The request:
Transcribe all of the material exactly. Any picture in it should be left out.

Collected data:

## Begin

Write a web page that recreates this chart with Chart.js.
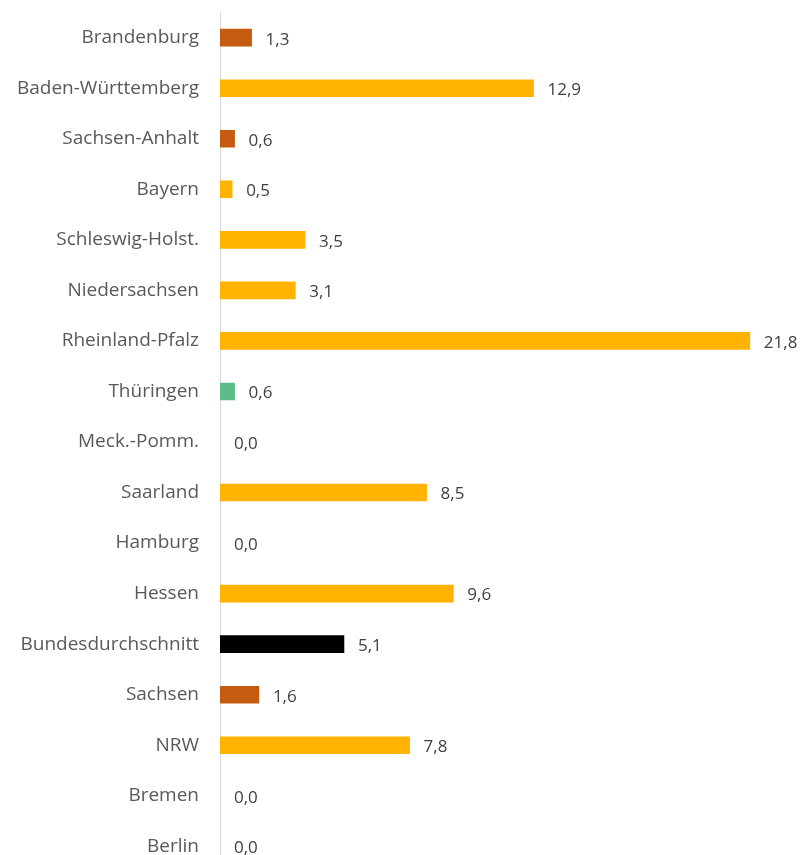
<!DOCTYPE html>
<html>
<head>
<meta charset="utf-8">
<script src="https://cdn.jsdelivr.net/npm/chart.js@4.4.0/dist/chart.umd.min.js"></script>
<style>
html,body{margin:0;padding:0;background:#fff;overflow:hidden;}
#wrap{width:802px;height:855px;position:relative;overflow:hidden;}
#c{position:absolute;left:0;top:-20px;}
</style>
</head>
<body>
<div id="wrap"><canvas id="c" width="802" height="924"></canvas></div>
<script>
const categories = ["Brandenburg","Baden-Württemberg","Sachsen-Anhalt","Bayern","Schleswig-Holst.","Niedersachsen","Rheinland-Pfalz","Thüringen","Meck.-Pomm.","Saarland","Hamburg","Hessen","Bundesdurchschnitt","Sachsen","NRW","Bremen","Berlin"];
const values = [1.3,12.9,0.6,0.5,3.5,3.1,21.8,0.6,0.0,8.5,0.0,9.6,5.1,1.6,7.8,0.0,0.0];
const barColors = ["#C55A11","#FFB300","#C55A11","#FFB300","#FFB300","#FFB300","#FFB300","#5DBB86","#FFB300","#FFB300","#FFB300","#FFB300","#000000","#C55A11","#FFB300","#FFB300","#FFB300"];

const FONT = "'Open Sans'";
const valueLabels = {
  id: 'valueLabels',
  afterDatasetsDraw(chart) {
    const ctx = chart.ctx;
    const meta = chart.getDatasetMeta(0);
    ctx.save();
    ctx.font = "17px " + FONT;
    ctx.fillStyle = "#404040";
    ctx.textAlign = "left";
    ctx.textBaseline = "middle";
    meta.data.forEach((bar, i) => {
      const txt = values[i].toFixed(1).replace('.', ',');
      ctx.fillText(txt, bar.x + 14, bar.y + 2);
    });
    ctx.restore();
  }
};

new Chart(document.getElementById('c'), {
  type: 'bar',
  data: {
    labels: categories,
    datasets: [{
      data: values,
      backgroundColor: (c) => values[c.dataIndex] === 0 ? 'rgba(0,0,0,0)' : barColors[c.dataIndex],
      borderWidth: 0,
      barThickness: 17
    }]
  },
  options: {
    indexAxis: 'y',
    responsive: false,
    animation: false,
    layout: { padding: { top: 12, bottom: 10, left: 0, right: 23 } },
    plugins: { legend: { display: false }, tooltip: { enabled: false } },
    scales: {
      x: { display: false, min: 0, max: 23 },
      y: {
        grid: { display: false, drawTicks: false },
        border: { display: true, color: "#D9D9D9", width: 1 },
        ticks: { color: "#595959", font: { family: "Open Sans", size: 19 }, padding: 21 },
        afterFit(scale) { scale.width = 220; }
      }
    }
  },
  plugins: [valueLabels]
});
</script>
</body>
</html>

## End

Reply to the exercise:
Write a web page that recreates this chart with Chart.js.
<!DOCTYPE html>
<html>
<head>
<meta charset="utf-8">
<script src="https://cdn.jsdelivr.net/npm/chart.js@4.4.0/dist/chart.umd.min.js"></script>
<style>
html,body{margin:0;padding:0;background:#fff;overflow:hidden;}
#wrap{width:802px;height:855px;position:relative;overflow:hidden;}
#c{position:absolute;left:0;top:-20px;}
</style>
</head>
<body>
<div id="wrap"><canvas id="c" width="802" height="924"></canvas></div>
<script>
const categories = ["Brandenburg","Baden-Württemberg","Sachsen-Anhalt","Bayern","Schleswig-Holst.","Niedersachsen","Rheinland-Pfalz","Thüringen","Meck.-Pomm.","Saarland","Hamburg","Hessen","Bundesdurchschnitt","Sachsen","NRW","Bremen","Berlin"];
const values = [1.3,12.9,0.6,0.5,3.5,3.1,21.8,0.6,0.0,8.5,0.0,9.6,5.1,1.6,7.8,0.0,0.0];
const barColors = ["#C55A11","#FFB300","#C55A11","#FFB300","#FFB300","#FFB300","#FFB300","#5DBB86","#FFB300","#FFB300","#FFB300","#FFB300","#000000","#C55A11","#FFB300","#FFB300","#FFB300"];

const FONT = "'Open Sans'";
const valueLabels = {
  id: 'valueLabels',
  afterDatasetsDraw(chart) {
    const ctx = chart.ctx;
    const meta = chart.getDatasetMeta(0);
    ctx.save();
    ctx.font = "17px " + FONT;
    ctx.fillStyle = "#404040";
    ctx.textAlign = "left";
    ctx.textBaseline = "middle";
    meta.data.forEach((bar, i) => {
      const txt = values[i].toFixed(1).replace('.', ',');
      ctx.fillText(txt, bar.x + 14, bar.y + 2);
    });
    ctx.restore();
  }
};

new Chart(document.getElementById('c'), {
  type: 'bar',
  data: {
    labels: categories,
    datasets: [{
      data: values,
      backgroundColor: (c) => values[c.dataIndex] === 0 ? 'rgba(0,0,0,0)' : barColors[c.dataIndex],
      borderWidth: 0,
      barThickness: 17
    }]
  },
  options: {
    indexAxis: 'y',
    responsive: false,
    animation: false,
    layout: { padding: { top: 12, bottom: 10, left: 0, right: 23 } },
    plugins: { legend: { display: false }, tooltip: { enabled: false } },
    scales: {
      x: { display: false, min: 0, max: 23 },
      y: {
        grid: { display: false, drawTicks: false },
        border: { display: true, color: "#D9D9D9", width: 1 },
        ticks: { color: "#595959", font: { family: "Open Sans", size: 19 }, padding: 21 },
        afterFit(scale) { scale.width = 220; }
      }
    }
  },
  plugins: [valueLabels]
});
</script>
</body>
</html>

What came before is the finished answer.